Djibril Diop Mambéty's funny, harrowing, colorful, and terrifically astute Hyenas is an emblematic case of a masterpiece—and a good time at the movies, to boot—that these cultural trends wholly short-change. Heroically, it did participate in the Cannes competition lineup in 1992 and in that year's New York Film Festival, it was micro-mini released in commercial venues that fall, and it's available for rent on DVD or VHS. So, hop on it, and observe how piquantly Mambéty adapts Friedrich Dürrenmatt's The Visit, one of the twentieth century's great plays, and infuses the material with exciting, entertaining, and shrewd new meanings within the West African context. The plot concerns how Linguère Ramatou, an acerbic, broken-bodied, and vengeful old woman, returns to her small-town hamlet after decades of amassing a shadowy fortune. She now indulges the citizens with improbable luxuries and other, decadent incentives so long as they agree to execute the town's most popular citizen—in this version, an avuncular barkeep and shopowner named Draman Drameh, who long ago denied having fathered the illegitimate child that occasioned Linguère's banishment in the first place. The bankrupt village, whose town hall is impounded in a very early sequence, has a peculiarly African (but also not peculiarly African) susceptibility to superficial remedies and cults of personality, and they are sure that the woman's promised fortune shall be their redemption, even as they profess outrage at the demand for Draman Drameh's head... and even as Linguère and Draman volley back and forth between nostalgic recollections of their ancient affair and bitter disputes over her grudge and its consequences.

So, yes, we have here another plotline that seems inhospitable to the kind of witty, almost tongue-in-cheek tone that governs several scenes, even as the lurid heart of Linguère's scheme and the tragic cooptability of the town of Colobane are never far from our minds. "These people have no ideals," Draman murmurs with contempt about his neighbors, having been picked, of all people, to escort Linguère on her homecoming tour. "They will soon enough," she responds, ominously but humorously foreshadowing the blackmail plot she's yet to reveal.
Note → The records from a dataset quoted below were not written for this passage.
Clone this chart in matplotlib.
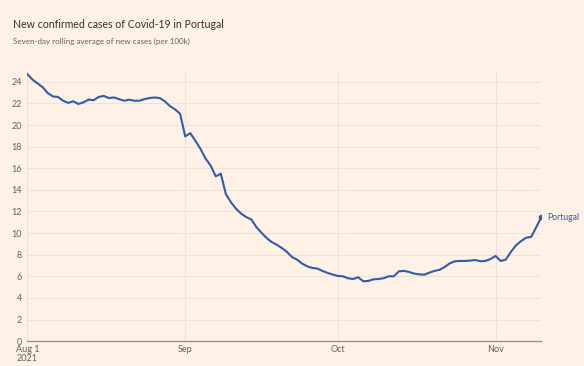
import pandas as pd
import matplotlib.pyplot as plt
import matplotlib.transforms as mtransforms

plt.rcParams['font.family'] = ['Lato', 'DejaVu Sans']

# seven-day rolling average of new cases per 100k, Portugal, 1 Aug - 10 Nov 2021
aug = [24.7, 24.2, 23.85, 23.5, 22.95, 22.65, 22.6, 22.25, 22.05, 22.2,
       21.95, 22.1, 22.35, 22.3, 22.6, 22.7, 22.5, 22.55, 22.4, 22.25,
       22.35, 22.25, 22.25, 22.4, 22.5, 22.55, 22.5, 22.2, 21.75, 21.45,
       21.05]
sep = [18.95, 19.25, 18.55, 17.8, 16.9, 16.25, 15.25, 15.5, 13.6, 12.85,
       12.25, 11.8, 11.48, 11.26, 10.55, 10.03, 9.54, 9.17, 8.92, 8.62,
       8.25, 7.78, 7.54, 7.17, 6.92, 6.77, 6.71, 6.49, 6.31, 6.16]
oct_ = [6.03, 6.0, 5.82, 5.75, 5.91, 5.54, 5.57, 5.72, 5.75, 5.82,
        6.0, 6.0, 6.46, 6.5, 6.4, 6.25, 6.18, 6.15, 6.34, 6.5,
        6.6, 6.86, 7.2, 7.39, 7.42, 7.42, 7.45, 7.51, 7.39, 7.42,
        7.6]
nov = [7.88, 7.42, 7.54, 8.25, 8.86, 9.26, 9.57, 9.65, 10.55, 11.48]

values = aug + sep + oct_ + nov
dates = pd.date_range("2021-08-01", periods=len(values), freq="D")

y_ticks = list(range(0, 25, 2))
x_ticks = ["2021-08-01", "2021-09-01", "2021-10-01", "2021-11-01"]
x_tick_labels = ["Aug 1", "Sep", "Oct", "Nov"]

BG = "#FFF1E5"
BLUE = "#2F5DA6"
GRID = "#EDE2D8"
TEXT = "#66605C"

fig = plt.figure(figsize=(5.84, 3.66), dpi=100, facecolor=BG)
ax = fig.add_axes([0.047, 0.068, 0.88, 0.735], facecolor=BG)

ax.plot(dates, values, color=BLUE, linewidth=1.5, solid_joinstyle="round", zorder=3)
ax.plot(dates[-1], values[-1], "o", color=BLUE, markersize=3, zorder=4)
ax.annotate("Portugal", (dates[-1], values[-1]), xytext=(4, 0),
            textcoords="offset points", va="center", ha="left",
            color=BLUE, fontsize=6.2, annotation_clip=False)

ax.set_xlim(dates[0], dates[-1])
ax.set_ylim(0, 24.9)
ax.set_yticks(y_ticks)
ax.set_xticks(pd.to_datetime(x_ticks))
ax.set_xticklabels(x_tick_labels, ha="center")

# year under the first month label
trans = mtransforms.blended_transform_factory(ax.transData, ax.transAxes)
ax.text(dates[0], -0.066, "2021", transform=trans, ha="center", va="center",
        fontsize=6.5, color=TEXT)

ax.grid(True, color=GRID, linewidth=0.8, zorder=0)
for s in ["top", "right", "left"]:
    ax.spines[s].set_visible(False)
ax.spines["bottom"].set_color("#9A918A")
ax.spines["bottom"].set_linewidth(1.0)
ax.tick_params(axis="both", length=0, labelsize=6.5, labelcolor=TEXT)
ax.tick_params(axis="y", pad=4)
ax.tick_params(axis="x", pad=3)

fig.text(0.022, 0.932, "New confirmed cases of Covid-19 in Portugal",
         fontsize=7.6, color="#33302E", va="center")
fig.text(0.022, 0.886, "Seven-day rolling average of new cases (per 100k)",
         fontsize=5.8, color=TEXT, va="center")

plt.savefig("out.png", dpi=100, facecolor=BG)
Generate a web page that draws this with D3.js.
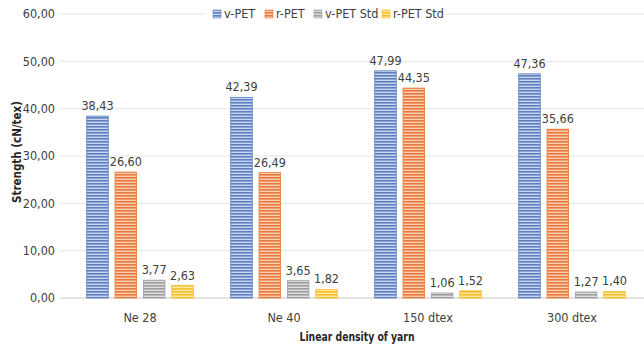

The mayor of Colobane, his lectern festooned with a French flag, regales his subjects with proud, ringing endorsements of both the town and its suddenly favorite daughter; she icily thanks them all for their "unselfish joy" in so receiving her. Draman's wry and thoroughly disillusioned wife hunkers behind the bar, uncertain of which side of this spat she properly belongs on. The theatrical blocking of actors testifies to the stage roots of the material, even as the flat vocal affect applies an African trademark, and the emotionally rich closeups, smart framings, and eye-flattering colors refit the story seamlessly as cinema. The trickling build-up of imported and largely useless commodities is a good joke with a terrible and rather aggressively flaunted secret; this is a universe, our universe, where the farming of brand-name clothes, the provision of Pepsi (where once there was only Coke!), can we twisted both to sanction and disguise the deepest crimes. Hyenas, in a way, is like a Gold Coast forebear to Dogville, a homology you hear even in their titles, but where Von Trier's tract is bullyish with its theses and ostentatious in its formal conceits, Hyenas crouches in laughter and quiet, marshaling its armies at every increment of the tonal spectrum before suckering you, as real life often does, with the absurdity, the dailiness, the familiar face of tragedy.